- [EXERCISE DETAILS] Using the entries shown below, output the line containing "Write a component", the line containing "import * as", and every line between them, exactly. Pictures are omitted.

- [MATERIAL PROVIDED]

◇ ◇ ◇ ◇ ◇

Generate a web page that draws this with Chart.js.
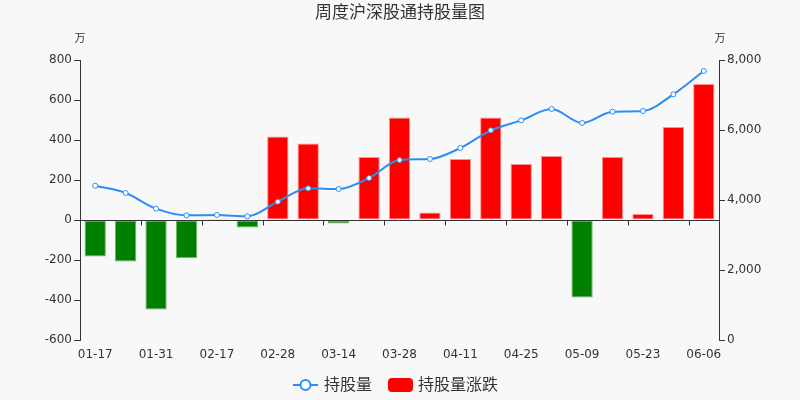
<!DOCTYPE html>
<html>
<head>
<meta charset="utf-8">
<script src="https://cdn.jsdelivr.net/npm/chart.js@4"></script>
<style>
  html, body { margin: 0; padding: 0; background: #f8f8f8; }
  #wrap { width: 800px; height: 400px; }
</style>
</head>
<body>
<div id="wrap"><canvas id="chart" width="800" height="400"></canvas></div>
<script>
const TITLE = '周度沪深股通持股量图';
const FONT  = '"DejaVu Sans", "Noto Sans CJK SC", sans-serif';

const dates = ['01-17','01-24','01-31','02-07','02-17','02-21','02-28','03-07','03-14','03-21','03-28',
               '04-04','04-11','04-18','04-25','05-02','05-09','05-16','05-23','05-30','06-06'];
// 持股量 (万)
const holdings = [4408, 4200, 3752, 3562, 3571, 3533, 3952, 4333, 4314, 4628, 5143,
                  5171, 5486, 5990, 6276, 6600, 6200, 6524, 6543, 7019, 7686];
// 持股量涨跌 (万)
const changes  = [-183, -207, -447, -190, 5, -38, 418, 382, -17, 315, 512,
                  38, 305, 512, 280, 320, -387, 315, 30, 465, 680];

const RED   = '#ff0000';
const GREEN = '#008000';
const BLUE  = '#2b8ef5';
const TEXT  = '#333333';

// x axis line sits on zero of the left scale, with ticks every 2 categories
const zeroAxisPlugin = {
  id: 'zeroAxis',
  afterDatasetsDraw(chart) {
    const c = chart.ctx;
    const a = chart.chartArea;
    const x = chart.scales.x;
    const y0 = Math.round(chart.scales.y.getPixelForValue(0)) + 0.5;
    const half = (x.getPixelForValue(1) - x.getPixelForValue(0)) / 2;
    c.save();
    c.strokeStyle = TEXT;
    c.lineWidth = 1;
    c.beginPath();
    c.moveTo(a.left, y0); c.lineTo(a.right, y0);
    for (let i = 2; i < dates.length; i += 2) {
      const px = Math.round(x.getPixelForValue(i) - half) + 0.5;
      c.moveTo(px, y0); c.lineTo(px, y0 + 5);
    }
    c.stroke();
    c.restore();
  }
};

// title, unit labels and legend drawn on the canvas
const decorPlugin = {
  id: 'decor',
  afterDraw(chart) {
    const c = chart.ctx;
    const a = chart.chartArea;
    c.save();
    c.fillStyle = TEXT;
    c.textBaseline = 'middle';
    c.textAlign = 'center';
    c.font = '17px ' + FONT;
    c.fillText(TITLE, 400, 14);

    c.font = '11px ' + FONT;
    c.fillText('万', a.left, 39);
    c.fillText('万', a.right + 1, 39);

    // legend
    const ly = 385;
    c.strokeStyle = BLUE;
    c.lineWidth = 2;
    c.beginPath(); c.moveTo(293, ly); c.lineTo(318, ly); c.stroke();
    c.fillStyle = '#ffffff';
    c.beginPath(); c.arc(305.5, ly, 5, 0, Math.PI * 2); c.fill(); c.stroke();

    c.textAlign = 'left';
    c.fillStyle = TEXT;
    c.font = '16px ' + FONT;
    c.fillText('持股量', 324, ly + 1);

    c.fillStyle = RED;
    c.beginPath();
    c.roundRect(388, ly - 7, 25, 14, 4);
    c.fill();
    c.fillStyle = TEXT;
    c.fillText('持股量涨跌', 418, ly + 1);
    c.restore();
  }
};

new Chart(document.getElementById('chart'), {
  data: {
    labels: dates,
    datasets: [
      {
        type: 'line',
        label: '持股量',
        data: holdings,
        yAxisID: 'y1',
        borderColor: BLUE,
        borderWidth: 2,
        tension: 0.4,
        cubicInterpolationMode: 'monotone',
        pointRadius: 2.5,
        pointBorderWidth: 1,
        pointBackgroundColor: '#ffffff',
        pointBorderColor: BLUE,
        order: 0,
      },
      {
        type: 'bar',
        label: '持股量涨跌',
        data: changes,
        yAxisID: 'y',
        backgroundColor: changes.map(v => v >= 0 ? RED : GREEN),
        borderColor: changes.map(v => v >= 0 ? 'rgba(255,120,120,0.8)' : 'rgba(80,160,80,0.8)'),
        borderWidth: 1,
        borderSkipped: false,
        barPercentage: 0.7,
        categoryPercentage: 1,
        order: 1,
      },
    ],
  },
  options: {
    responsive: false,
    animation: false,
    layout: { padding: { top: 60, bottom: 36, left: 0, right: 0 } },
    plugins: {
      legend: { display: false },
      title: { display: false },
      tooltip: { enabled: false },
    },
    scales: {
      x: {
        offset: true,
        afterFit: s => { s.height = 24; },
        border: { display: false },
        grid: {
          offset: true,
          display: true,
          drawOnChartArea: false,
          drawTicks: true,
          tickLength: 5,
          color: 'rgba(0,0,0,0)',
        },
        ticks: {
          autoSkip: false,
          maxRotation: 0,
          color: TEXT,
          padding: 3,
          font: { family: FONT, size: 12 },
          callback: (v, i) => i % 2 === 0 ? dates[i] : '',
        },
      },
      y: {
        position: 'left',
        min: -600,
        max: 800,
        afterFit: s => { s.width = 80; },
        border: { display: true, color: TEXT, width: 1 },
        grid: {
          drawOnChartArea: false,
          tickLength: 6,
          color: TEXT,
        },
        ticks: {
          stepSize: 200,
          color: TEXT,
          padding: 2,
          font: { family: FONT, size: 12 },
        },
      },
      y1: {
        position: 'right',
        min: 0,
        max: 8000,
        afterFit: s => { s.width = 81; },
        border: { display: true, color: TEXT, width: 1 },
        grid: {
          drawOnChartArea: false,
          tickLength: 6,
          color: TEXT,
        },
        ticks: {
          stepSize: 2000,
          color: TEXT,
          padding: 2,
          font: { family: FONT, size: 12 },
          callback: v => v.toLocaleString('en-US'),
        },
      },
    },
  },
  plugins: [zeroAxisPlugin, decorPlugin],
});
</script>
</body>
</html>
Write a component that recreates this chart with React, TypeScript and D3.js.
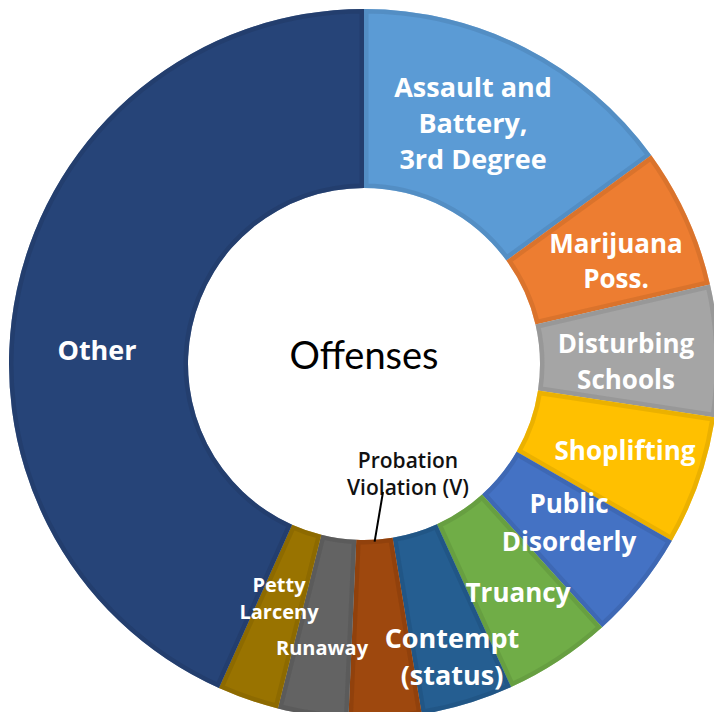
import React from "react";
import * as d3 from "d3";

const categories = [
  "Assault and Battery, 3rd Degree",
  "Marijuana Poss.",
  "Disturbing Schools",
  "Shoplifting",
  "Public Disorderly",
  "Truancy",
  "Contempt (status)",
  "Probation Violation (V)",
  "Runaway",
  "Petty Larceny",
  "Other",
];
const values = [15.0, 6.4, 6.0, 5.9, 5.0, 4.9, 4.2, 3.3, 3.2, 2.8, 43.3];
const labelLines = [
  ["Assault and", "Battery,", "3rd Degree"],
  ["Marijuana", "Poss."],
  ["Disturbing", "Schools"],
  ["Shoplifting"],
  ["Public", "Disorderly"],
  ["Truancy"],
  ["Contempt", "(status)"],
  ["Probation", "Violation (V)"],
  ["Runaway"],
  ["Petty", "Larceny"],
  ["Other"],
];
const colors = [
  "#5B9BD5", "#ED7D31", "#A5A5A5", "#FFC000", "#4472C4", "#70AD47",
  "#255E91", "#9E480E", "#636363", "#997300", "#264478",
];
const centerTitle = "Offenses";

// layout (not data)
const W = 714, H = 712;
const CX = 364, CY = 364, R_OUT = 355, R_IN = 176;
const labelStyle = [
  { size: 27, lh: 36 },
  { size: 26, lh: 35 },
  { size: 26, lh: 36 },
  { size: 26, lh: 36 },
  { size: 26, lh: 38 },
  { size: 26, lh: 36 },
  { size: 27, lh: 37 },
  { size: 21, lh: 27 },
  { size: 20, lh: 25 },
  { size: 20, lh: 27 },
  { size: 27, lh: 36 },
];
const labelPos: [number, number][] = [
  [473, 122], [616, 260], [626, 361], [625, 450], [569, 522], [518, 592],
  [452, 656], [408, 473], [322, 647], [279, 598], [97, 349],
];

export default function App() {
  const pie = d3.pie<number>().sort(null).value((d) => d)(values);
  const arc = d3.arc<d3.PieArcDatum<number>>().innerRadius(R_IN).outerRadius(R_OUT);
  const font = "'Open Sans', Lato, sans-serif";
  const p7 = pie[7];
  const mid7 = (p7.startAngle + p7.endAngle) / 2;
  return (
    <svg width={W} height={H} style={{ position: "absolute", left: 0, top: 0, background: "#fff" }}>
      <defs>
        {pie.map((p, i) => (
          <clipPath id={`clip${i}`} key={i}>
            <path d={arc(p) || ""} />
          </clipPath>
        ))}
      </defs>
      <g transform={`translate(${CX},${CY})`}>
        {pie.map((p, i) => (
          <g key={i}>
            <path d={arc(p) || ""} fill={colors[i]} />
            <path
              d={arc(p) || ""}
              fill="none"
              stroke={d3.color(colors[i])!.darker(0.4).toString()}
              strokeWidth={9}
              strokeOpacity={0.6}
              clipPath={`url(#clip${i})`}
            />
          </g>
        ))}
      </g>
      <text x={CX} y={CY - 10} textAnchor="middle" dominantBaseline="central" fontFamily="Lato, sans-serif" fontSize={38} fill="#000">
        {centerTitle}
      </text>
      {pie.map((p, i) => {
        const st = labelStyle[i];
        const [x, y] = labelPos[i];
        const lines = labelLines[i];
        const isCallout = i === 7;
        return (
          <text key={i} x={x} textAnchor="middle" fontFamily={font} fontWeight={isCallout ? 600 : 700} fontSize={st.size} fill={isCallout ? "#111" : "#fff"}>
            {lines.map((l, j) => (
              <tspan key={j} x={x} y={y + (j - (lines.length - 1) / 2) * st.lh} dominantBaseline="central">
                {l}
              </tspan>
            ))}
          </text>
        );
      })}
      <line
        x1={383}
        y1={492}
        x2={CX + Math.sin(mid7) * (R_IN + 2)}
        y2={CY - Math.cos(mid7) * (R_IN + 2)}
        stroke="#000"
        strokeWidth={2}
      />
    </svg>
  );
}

◇ ◇ ◇ ◇ ◇

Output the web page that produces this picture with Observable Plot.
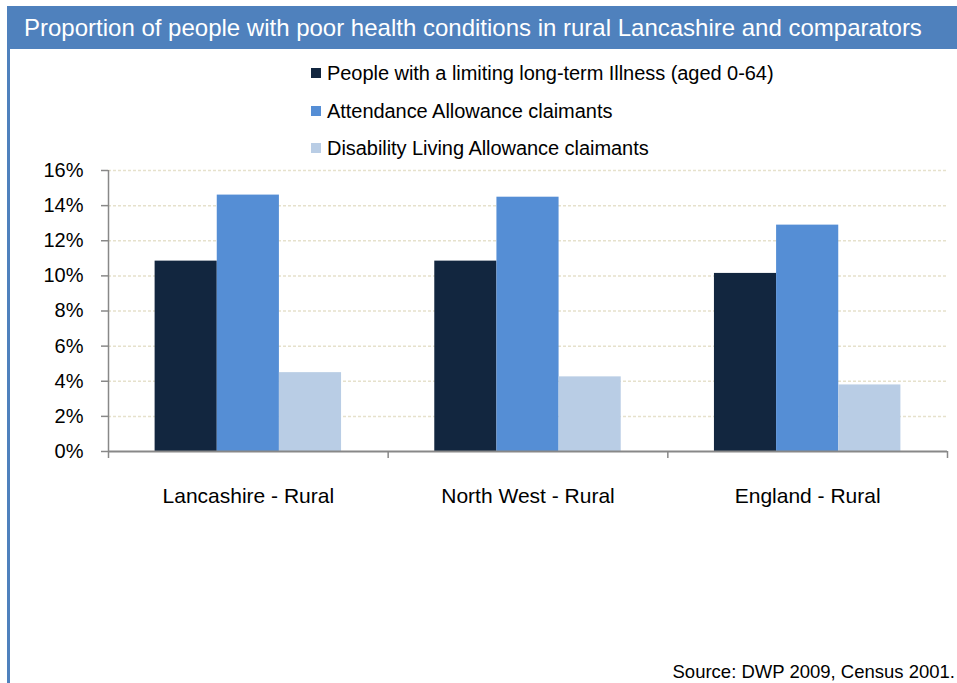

◇ ◇ ◇ ◇ ◇

- [RESULT OF THE TASK]
Write a component that recreates this chart with React, TypeScript and D3.js.
import React from "react";
import * as d3 from "d3";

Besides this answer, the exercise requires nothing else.